Changing the capacitors to 22uF gives a rate of about 3Hz to 1Hz - actually worse range I think? Not sure?

I've added a switch to go between the pair of 22uF and a pair of 470uF. The 470uF are actually too slow, so that shows that this new flasher circuit gets different ranges from the capacitors as the previous circuit. Maybe the stop resistor needs to be smaller? Indeed it does 100R is soooo much better! Now I have pretty slow up to audio rate (a bit) on the 470uFs, and fast to super audio rate on the 22uFs

I changed the pot to 10K which seems to give good control over the sweep.

I probably need to make a drawing of this lot!

At the moment the only problems are:
I think the effect doesn't go as deep as the previous flasher though, and I cannot get the diode switch to do anything beyond slight pitch changes when it is activated.
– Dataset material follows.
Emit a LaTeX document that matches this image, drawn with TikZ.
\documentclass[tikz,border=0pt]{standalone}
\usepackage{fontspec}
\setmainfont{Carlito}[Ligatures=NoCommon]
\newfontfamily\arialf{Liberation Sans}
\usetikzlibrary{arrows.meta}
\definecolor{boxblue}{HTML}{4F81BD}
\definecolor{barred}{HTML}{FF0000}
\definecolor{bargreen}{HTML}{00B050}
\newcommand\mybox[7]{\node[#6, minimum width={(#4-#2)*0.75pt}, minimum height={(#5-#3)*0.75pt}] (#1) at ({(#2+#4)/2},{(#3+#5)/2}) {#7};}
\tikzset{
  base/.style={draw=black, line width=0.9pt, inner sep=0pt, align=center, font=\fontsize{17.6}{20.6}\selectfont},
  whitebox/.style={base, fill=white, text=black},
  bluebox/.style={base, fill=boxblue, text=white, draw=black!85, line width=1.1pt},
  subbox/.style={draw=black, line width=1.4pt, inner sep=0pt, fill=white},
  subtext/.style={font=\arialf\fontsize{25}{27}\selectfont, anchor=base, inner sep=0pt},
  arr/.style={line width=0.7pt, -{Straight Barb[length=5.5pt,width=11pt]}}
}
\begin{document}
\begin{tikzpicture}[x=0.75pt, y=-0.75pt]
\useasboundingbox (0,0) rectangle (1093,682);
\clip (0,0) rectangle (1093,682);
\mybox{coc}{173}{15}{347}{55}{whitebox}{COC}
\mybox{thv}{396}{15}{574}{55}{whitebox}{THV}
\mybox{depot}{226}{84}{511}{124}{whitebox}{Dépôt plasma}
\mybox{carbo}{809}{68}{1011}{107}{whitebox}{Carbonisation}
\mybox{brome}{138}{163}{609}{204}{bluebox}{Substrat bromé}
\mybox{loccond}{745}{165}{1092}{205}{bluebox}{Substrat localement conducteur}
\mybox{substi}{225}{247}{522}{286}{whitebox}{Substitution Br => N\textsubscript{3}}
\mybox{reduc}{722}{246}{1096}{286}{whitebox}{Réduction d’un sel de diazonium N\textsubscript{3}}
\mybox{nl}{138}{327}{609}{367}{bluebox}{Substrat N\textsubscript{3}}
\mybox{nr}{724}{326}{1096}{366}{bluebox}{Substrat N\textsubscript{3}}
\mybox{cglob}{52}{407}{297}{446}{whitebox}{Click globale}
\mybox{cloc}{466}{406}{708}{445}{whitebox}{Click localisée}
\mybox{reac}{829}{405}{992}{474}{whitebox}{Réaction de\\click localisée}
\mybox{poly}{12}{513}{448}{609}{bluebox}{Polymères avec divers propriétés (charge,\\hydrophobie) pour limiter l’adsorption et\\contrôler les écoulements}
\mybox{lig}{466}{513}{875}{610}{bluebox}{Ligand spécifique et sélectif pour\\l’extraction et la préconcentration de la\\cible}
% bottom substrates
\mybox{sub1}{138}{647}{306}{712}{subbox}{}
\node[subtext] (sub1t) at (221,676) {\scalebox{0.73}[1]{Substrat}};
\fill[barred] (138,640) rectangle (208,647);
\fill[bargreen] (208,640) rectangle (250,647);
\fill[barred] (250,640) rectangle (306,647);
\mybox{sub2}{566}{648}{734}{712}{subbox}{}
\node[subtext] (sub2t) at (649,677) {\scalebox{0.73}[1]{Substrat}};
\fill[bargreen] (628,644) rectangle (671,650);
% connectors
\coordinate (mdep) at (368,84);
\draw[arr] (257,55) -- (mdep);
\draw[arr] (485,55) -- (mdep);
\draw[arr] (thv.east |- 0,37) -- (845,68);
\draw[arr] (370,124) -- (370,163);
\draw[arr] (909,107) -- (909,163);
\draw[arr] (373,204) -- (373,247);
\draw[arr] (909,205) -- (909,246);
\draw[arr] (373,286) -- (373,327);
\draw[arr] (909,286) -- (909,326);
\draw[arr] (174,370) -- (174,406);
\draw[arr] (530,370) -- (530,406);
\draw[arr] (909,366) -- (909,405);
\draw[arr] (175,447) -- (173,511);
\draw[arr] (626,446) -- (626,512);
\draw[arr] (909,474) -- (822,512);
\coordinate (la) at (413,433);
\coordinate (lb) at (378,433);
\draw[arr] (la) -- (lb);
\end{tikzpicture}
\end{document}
How do I get greater depth from the pulse and fix the diodes - are they the wrong type? Using 1n4148 at present.

[moid]

and a new mistake - the 330K resistor wasn't a 330K... it was a 330ohm...so perhaps the circuit would work better with less than 390K in it - would that help increase the depth?

[ElectricDruid]

and a new mistake - the 330K resistor wasn't a 330K... it was a 330ohm...so perhaps the circuit would work better with less than 390K in it - would that help increase the depth?

Draw us a schematic of what you've *really* got and we'll try and tell you!

[moid]

Picture time! Hopefully this makes sense... at the moment I wonder if decreasing the 390K resistor will give me more depth (higher values turned the circuit off), so maybe 330K or slightly less would be the thing to try? If not that then I'm not sure. No idea if that will fix the slope diode issues. Not sure if the diodes should be a different type?

[moid]

OK well changing the 390K resistor does not give better depth - it just slows the pulse length down as the resistance gets smaller - I tried 330K and 220K and neither changed depth; just slowed the overall speed of the LFO down. The diodes didn't magically start working either. Ermmmm help?